THE RUE DES PROUVAIRES AND THE RUE SAINT-EUSTACHE ABOUT 1850
Water-colour by Villeret (Carnavalet Museum)
In his Chronicle of the Streets, our learned friend, Beaurepaire, librarian of the City of Paris, asserts that the Rue Pirouette, near Saint-Eustace's Church, owes its singular name to the "Market Stocks that stood at this spot. It was an octagonal tower with lofty ogival windows, in the centre of which was an iron wheel pierced with holes for the head and arms of vagabonds, murderers, panders, and blasphemers, who were exposed thus to public derision. On three consecutive market-days, for two hours each day, they were fastened in the stocks and turned every half-hour in a different direction. In other words, they were forced to 'pirouette,' whence the name of the street."
THE CENTRAL MARKET FOOT-PAVEMENT, NEAR THE CHURCH OF SAINT-EUSTACHE, IN 1867
Drawn by A. Maignan
After doing penance there, in the olden times, malefactors betake themselves thither to-day to sup. The "Guardian Angel," a thieves' restaurant, exhibits its signboard almost at the corner of the street: in it rogues laugh, drink and sing, and hatch their morrow's exploits. The Staff of the army of vice make it their meeting-place. It is the fashionable resort, a sort of burglars' "Maxim-restaurant," where Paris hooligans deem it elegant to appear. Casque-d'or and his pals reign there, and the scoundrel who has just committed an evil deed is certain to secure good lodging within, and all else he requires. But it is not only knights of the blood-letting industry who inhabit this noble dwelling; other lords come there to eat snails and drink champagne: suspicious-looking young men with plastered hair, who noisily spend their money gained by blackmailing or some other reprehensible action. The place is a disgrace to the Capital. The landlord affirms that there are honest folk among his customers. The thing is possible—anyway, they must find themselves in very bad company.
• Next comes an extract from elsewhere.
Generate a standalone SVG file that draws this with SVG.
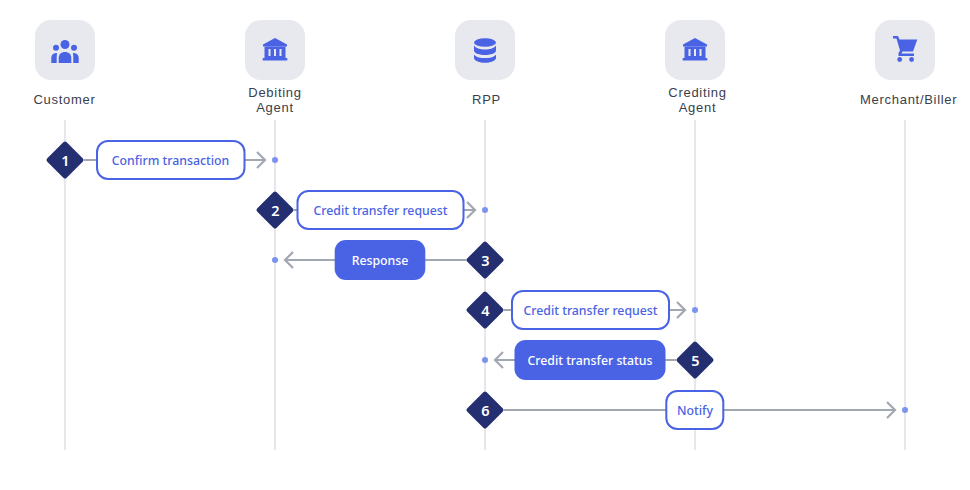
<svg xmlns="http://www.w3.org/2000/svg" width="970" height="490" viewBox="0 0 970 490">
<style>
text{font-family:"Noto Sans","Liberation Sans",sans-serif;text-anchor:middle}
.tile{fill:#e8e9ee}
.ic{fill:#4a63e4}
text.name{font-family:"Liberation Sans",sans-serif;font-size:13px;letter-spacing:.7px;fill:#3a404c}
.life{stroke:#e6e7ed;stroke-width:2;fill:none}
.line{stroke:#a2a8b2;stroke-width:2.2;fill:none}
.dot{fill:#7b93ee}
.dia{fill:#232f70;stroke:#232f70;stroke-width:4;stroke-linejoin:round}
.num{font-size:14.5px;font-weight:600;fill:#fff}
.out{fill:#fff;stroke:#4a63e4;stroke-width:2}
.fil{fill:#4a63e4}
.lo{font-size:12.3px;font-weight:500;fill:#4a63e4}
.lf{font-size:12.3px;font-weight:500;fill:#fff}
</style>
<defs>
<rect id="t" class="tile" x="-30" y="-30" width="60" height="60" rx="16"/>
<g id="bank"><path class="ic" d="M0-12 12-5.500V-3.500H-12V-5.500Z"/><path class="ic" d="M-10.500-3.500H10.500V8.500H-10.500Z"/><rect class="ic" x="-12.300" y="8" width="24.600" height="2.500"/><path fill="#e8e9ee" d="M-6.500-1h2V6h-2ZM-1-1h2V6h-2ZM4.500-1h2V6h-2Z"/></g>
<path id="d" class="dia" d="M0-16.500 16.500 0 0 16.500-16.500 0Z"/>
</defs>
<g id="connectors">
<path class="life" d="M65 120V450M275 120V450M485 120V450M695 120V450M905 120V450"/>
<path class="line" d="M84 160H265M257 152l8 8-8 8"/>
<path class="line" d="M294 210H475M467 202l8 8-8 8"/>
<path class="line" d="M466 260H285M293 252l-8 8 8 8"/>
<path class="line" d="M504 310H685M677 302l8 8-8 8"/>
<path class="line" d="M676 360H495M503 352l-8 8 8 8"/>
<path class="line" d="M504 410H895M887 402l8 8-8 8"/>
<g class="dot"><circle cx="275" cy="160" r="3"/><circle cx="485" cy="210" r="3"/><circle cx="275" cy="260" r="3"/><circle cx="695" cy="310" r="3"/><circle cx="485" cy="360" r="3"/><circle cx="905" cy="410" r="3"/></g>
</g>
<g id="customer"><use href="#t" x="65" y="50"/><circle class="ic" cx="65" cy="44.500" r="4.500"/><circle class="ic" cx="56" cy="47.700" r="3"/><circle class="ic" cx="74" cy="47.700" r="3"/><path class="ic" d="M58.700 63V58C58.700 54 61.500 52 65 52S71.300 54 71.300 58V63Z"/><path class="ic" d="M51.300 63V58C51.300 55 53 53.500 56 53L57.200 53.300C56.700 55 56.700 56.500 56.700 58V63Z"/><path class="ic" d="M78.700 63V58C78.700 55 77 53.500 74 53L72.800 53.300C73.300 55 73.300 56.500 73.300 58V63Z"/><text class="name" x="64.500" y="103.500">Customer</text></g>
<g id="debiting-agent"><use href="#t" x="275" y="50"/><use href="#bank" x="275" y="50"/><text class="name" x="275" y="96.500">Debiting<tspan x="275" dy="15">Agent</tspan></text></g>
<g id="rpp"><use href="#t" x="485" y="50"/><ellipse class="ic" cx="485" cy="42.500" rx="11" ry="4.300"/><path class="ic" d="M474 45.500C476 48.500 481 49.500 485 49.500S494 48.500 496 45.500V50.500C496 53.500 490 55 485 55S474 53.500 474 50.500Z"/><path class="ic" d="M474 54.500C476 57.500 481 58 485 58S494 57.500 496 54.500V58C496 61 490 62.800 485 62.800S474 61 474 58Z"/><text class="name" x="486.500" y="103.500">RPP</text></g>
<g id="crediting-agent"><use href="#t" x="695" y="50"/><use href="#bank" x="695" y="50"/><text class="name" x="697.500" y="96.500">Crediting<tspan x="697.500" dy="15">Agent</tspan></text></g>
<g id="merchant-biller"><use href="#t" x="905" y="50"/><path class="ic" d="M893 36H898L899.500 39.500H917.300L913 51.500H902.500L901.500 53.500H914V56H898.500V53L900 50.500 896.500 38.500H893Z"/><circle class="ic" cx="899.700" cy="59.500" r="2.400"/><circle class="ic" cx="911.600" cy="59.500" r="2.400"/><text class="name" x="908.700" y="103.500">Merchant/Biller</text></g>
<g id="step-1"><use href="#d" x="65" y="160"/><text class="num" x="65.500" y="165.500">1</text></g>
<g id="step-2"><use href="#d" x="275" y="210"/><text class="num" x="275.500" y="215.500">2</text></g>
<g id="step-3"><use href="#d" x="485" y="260"/><text class="num" x="485.500" y="265.500">3</text></g>
<g id="step-4"><use href="#d" x="485" y="310"/><text class="num" x="485.500" y="315.500">4</text></g>
<g id="step-5"><use href="#d" x="695" y="360"/><text class="num" x="695.500" y="365.500">5</text></g>
<g id="step-6"><use href="#d" x="485" y="410"/><text class="num" x="485.500" y="415.500">6</text></g>
<g id="confirm-transaction"><rect class="out" x="97" y="141" width="147.500" height="38" rx="11"/><text class="lo" x="170.500" y="165">Confirm transaction</text></g>
<g id="credit-transfer-request-1"><rect class="out" x="297.500" y="191" width="166" height="38" rx="11"/><text class="lo" x="380.500" y="215">Credit transfer request</text></g>
<g id="response"><rect class="fil" x="334.700" y="240" width="90.600" height="40" rx="11"/><text class="lf" x="380" y="265">Response</text></g>
<g id="credit-transfer-request-2"><rect class="out" x="512" y="291" width="157" height="38" rx="11"/><text class="lo" x="590.500" y="315">Credit transfer request</text></g>
<g id="credit-transfer-status"><rect class="fil" x="514.500" y="340" width="151" height="40" rx="11"/><text class="lf" x="590" y="365">Credit transfer status</text></g>
<g id="notify"><rect class="out" x="666.300" y="391" width="57" height="38" rx="11"/><text class="lo" x="695" y="415">Notify</text></g>
</svg>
Quite close, almost next door, at No. 5, is the "Helmet Courtyard," which gives us a striking impression of what ancient dwellings were. It was, in fact, once a sumptuous fourteenth-century mansion; to-day, it is only a hand-cart repository, where shafts point up to the old ceilings with their projecting beams, shafts shiny with use, and a fishmonger's warehouse, in which Burgundy snails, and cooked or raw lobsters are sold. The nook is a quaint one, and the quarter also, with its remains of the Rue de la Grande-Truanderie, where, on the 10th of May 1797, one of the ancestors of Communism, Babœuf, was arrested.
Not far away used to be the Rue de la Tonnellerie, where Molière lived. This street disappeared when the Rue Turbigo was cut.